In your copy, leave out the pictures and repeat the entries below exactly.

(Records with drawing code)
--- START ---

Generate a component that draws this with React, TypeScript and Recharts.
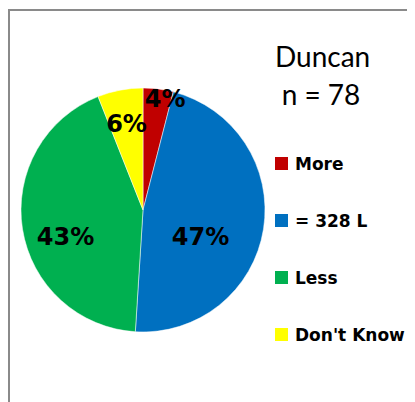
import React from "react";
import { PieChart, Pie, Cell, Legend } from "recharts";

const categories = ["More", "= 328 L", "Less", "Don't Know"];
const values = [4, 47, 43, 6];
const colors = ["#C00000", "#0070C0", "#00B050", "#FFFF00"];
const titleLines = ["Duncan", "n = 78"];

const data = categories.map((name, i) => ({ name, value: values[i] }));

const RAD = Math.PI / 180;

const renderLabel = (props: any) => {
  const { cx, cy, midAngle, outerRadius, percent } = props;
  const big = percent > 0.1;
  const f = percent < 0.05 ? 0.92 : percent < 0.1 ? 0.72 : 0.56;
  const r = outerRadius * f;
  const x = cx + r * Math.cos(-midAngle * RAD) + (percent < 0.05 ? 8 : big ? -10 : 0);
  const y = cy + r * Math.sin(-midAngle * RAD) + (big ? 16 : 0);
  return (
    <text
      x={x}
      y={y}
      textAnchor="middle"
      dominantBaseline="central"
      fontFamily="DejaVu Sans"
      fontWeight="bold"
      fontSize={24}
      fill="#000"
    >
      {`${Math.round(percent * 100)}%`}
    </text>
  );
};

const LegendContent = () => {
  return (
    <div>
      <div
        style={{
          textAlign: "center",
          width: 92,
          fontFamily: "Lato",
          fontSize: 28,
          lineHeight: "38px",
          color: "#000",
        }}
      >
        {titleLines.map((t) => (
          <div key={t}>{t}</div>
        ))}
      </div>
      <div style={{ marginTop: 22 }}>
        {categories.map((c, i) => (
          <div
            key={c}
            style={{
              display: "flex",
              alignItems: "center",
              height: 57,
              fontFamily: "DejaVu Sans",
              fontWeight: "bold",
              fontSize: 17,
              color: "#000",
              whiteSpace: "nowrap",
            }}
          >
            <span
              style={{
                display: "inline-block",
                width: 13,
                height: 13,
                background: colors[i],
                marginRight: 7,
                flexShrink: 0,
              }}
            />
            {c}
          </div>
        ))}
      </div>
    </div>
  );
};

export default function App() {
  return (
    <div style={{ width: 407, height: 394, overflow: "hidden", position: "relative" }}>
      <div
        style={{
          position: "absolute",
          left: 0,
          top: 1,
          width: 430,
          height: 420,
          border: "2px solid #8a8a8a",
          boxSizing: "border-box",
        }}
      />
      <div style={{ position: "absolute", left: 0, top: 0 }}>
        <PieChart width={407} height={394} margin={{ top: 0, right: 0, bottom: 0, left: 0 }}>
          <Pie
            data={data}
            dataKey="value"
            nameKey="name"
            cx={135}
            cy={202}
            outerRadius={122}
            startAngle={90}
            endAngle={-270}
            stroke="#ffffff"
            strokeWidth={0.5}
            label={renderLabel}
            labelLine={false}
            isAnimationActive={false}
          >
            {data.map((d, i) => (
              <Cell key={d.name} fill={colors[i]} />
            ))}
          </Pie>
          <Legend
            content={<LegendContent />}
            layout="vertical"
            wrapperStyle={{ position: "absolute", left: 267, top: 29, width: 145 }}
          />
        </PieChart>
      </div>
    </div>
  );
}
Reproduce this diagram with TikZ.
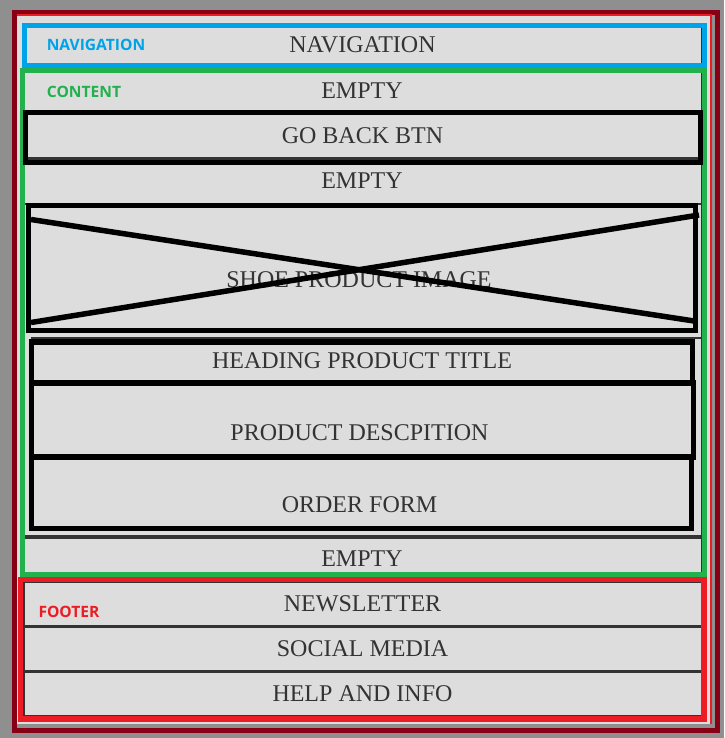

--- END ---

▶ [The completed task]
Generate a component that draws this with React, TypeScript and Recharts.
import React from "react";
import { PieChart, Pie, Cell, Legend } from "recharts";

const categories = ["More", "= 328 L", "Less", "Don't Know"];
const values = [4, 47, 43, 6];
const colors = ["#C00000", "#0070C0", "#00B050", "#FFFF00"];
const titleLines = ["Duncan", "n = 78"];

const data = categories.map((name, i) => ({ name, value: values[i] }));

const RAD = Math.PI / 180;

const renderLabel = (props: any) => {
  const { cx, cy, midAngle, outerRadius, percent } = props;
  const big = percent > 0.1;
  const f = percent < 0.05 ? 0.92 : percent < 0.1 ? 0.72 : 0.56;
  const r = outerRadius * f;
  const x = cx + r * Math.cos(-midAngle * RAD) + (percent < 0.05 ? 8 : big ? -10 : 0);
  const y = cy + r * Math.sin(-midAngle * RAD) + (big ? 16 : 0);
  return (
    <text
      x={x}
      y={y}
      textAnchor="middle"
      dominantBaseline="central"
      fontFamily="DejaVu Sans"
      fontWeight="bold"
      fontSize={24}
      fill="#000"
    >
      {`${Math.round(percent * 100)}%`}
    </text>
  );
};

const LegendContent = () => {
  return (
    <div>
      <div
        style={{
          textAlign: "center",
          width: 92,
          fontFamily: "Lato",
          fontSize: 28,
          lineHeight: "38px",
          color: "#000",
        }}
      >
        {titleLines.map((t) => (
          <div key={t}>{t}</div>
        ))}
      </div>
      <div style={{ marginTop: 22 }}>
        {categories.map((c, i) => (
          <div
            key={c}
            style={{
              display: "flex",
              alignItems: "center",
              height: 57,
              fontFamily: "DejaVu Sans",
              fontWeight: "bold",
              fontSize: 17,
              color: "#000",
              whiteSpace: "nowrap",
            }}
          >
            <span
              style={{
                display: "inline-block",
                width: 13,
                height: 13,
                background: colors[i],
                marginRight: 7,
                flexShrink: 0,
              }}
            />
            {c}
          </div>
        ))}
      </div>
    </div>
  );
};

export default function App() {
  return (
    <div style={{ width: 407, height: 394, overflow: "hidden", position: "relative" }}>
      <div
        style={{
          position: "absolute",
          left: 0,
          top: 1,
          width: 430,
          height: 420,
          border: "2px solid #8a8a8a",
          boxSizing: "border-box",
        }}
      />
      <div style={{ position: "absolute", left: 0, top: 0 }}>
        <PieChart width={407} height={394} margin={{ top: 0, right: 0, bottom: 0, left: 0 }}>
          <Pie
            data={data}
            dataKey="value"
            nameKey="name"
            cx={135}
            cy={202}
            outerRadius={122}
            startAngle={90}
            endAngle={-270}
            stroke="#ffffff"
            strokeWidth={0.5}
            label={renderLabel}
            labelLine={false}
            isAnimationActive={false}
          >
            {data.map((d, i) => (
              <Cell key={d.name} fill={colors[i]} />
            ))}
          </Pie>
          <Legend
            content={<LegendContent />}
            layout="vertical"
            wrapperStyle={{ position: "absolute", left: 267, top: 29, width: 145 }}
          />
        </PieChart>
      </div>
    </div>
  );
}
Reproduce this diagram with TikZ.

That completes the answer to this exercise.